Fun with Computational Linguistics

I am smarter than a high schooler, or, at least, better at some types of quizzes. I ran across a mention of the North American Computational Linguistics Olympiad, and amused myself by taking the first-round test given in February. Depending on whether you count two of my answers as correct, I either scored 97.95 out of 100, beating all of the high schoolers who took the test; 95.97, placing second; or 95.18, placing third. (In one case, the question asked which verb was irregular, I wrote down the verb stem, and the solution book gave the conjugated form. In the other, my answer is correct, but the answer in the solution book is wrong. I count both as moral victories, but for the purpose of competition, I have to take into account how the tests are actually graded. And, to be completely fair, I should note I allowed myself a break while taking the test, although my total time was twenty minutes under the limit and I didn’t let myself revisit any questions I’d done before the break.)

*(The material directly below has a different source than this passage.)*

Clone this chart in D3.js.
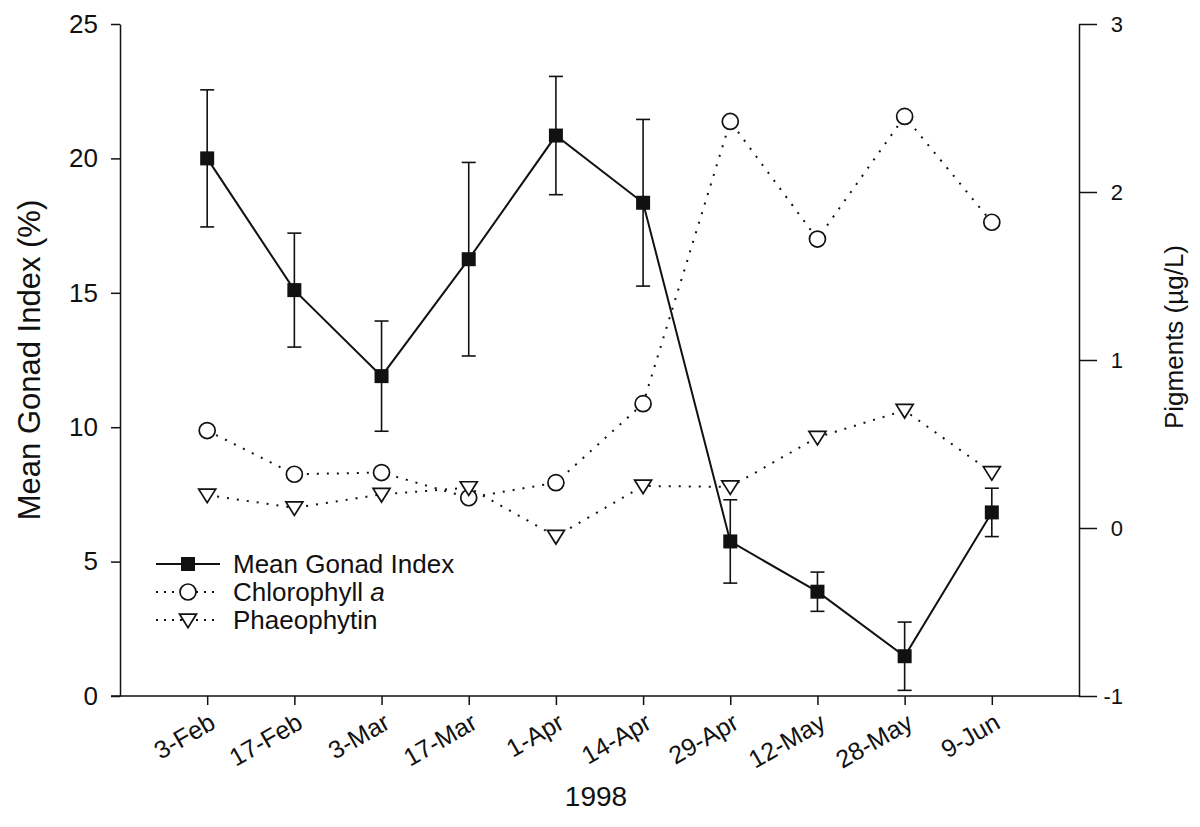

To give you an idea of what the test was like, one question gave eight sentences in a Native American dialect, with the English translations in random order, and you had to work out which sentences were the same. Another gave two articles on the same subject, one in English and one in Indonesian, which were not translations of each other, and challenged you to figure out what various Indonesian words meant. The test designers deliberately chose obscure languages from distant language families to test your ability to tease out principles and correspondences. It’s a fun challenge, and my experience with Hungarian probably served me in good stead, by giving me a more flexible notion of what grammar can be like.

I also ran across a quick and easy vocabulary quiz which estimates how many English words you know. I got an estimated English vocabulary of 39,200 words. Then I retook the test and only checked the boxes when I knew the Hungarian translation of a word, and got an estimate of 4,280 words. Interestingly, if you look at the graph of results for non-native speakers, I’m right at the peak—4.7% of non-native speakers had a vocabulary between 4,250 and 4,749 words, although the median was higher, at 7,826 words. Taking the test the way I did isn’t really a valid measurement of anything, and comparing the results to a self-selected sample of non-native English speakers is even less valid, but it’s still kind of interesting.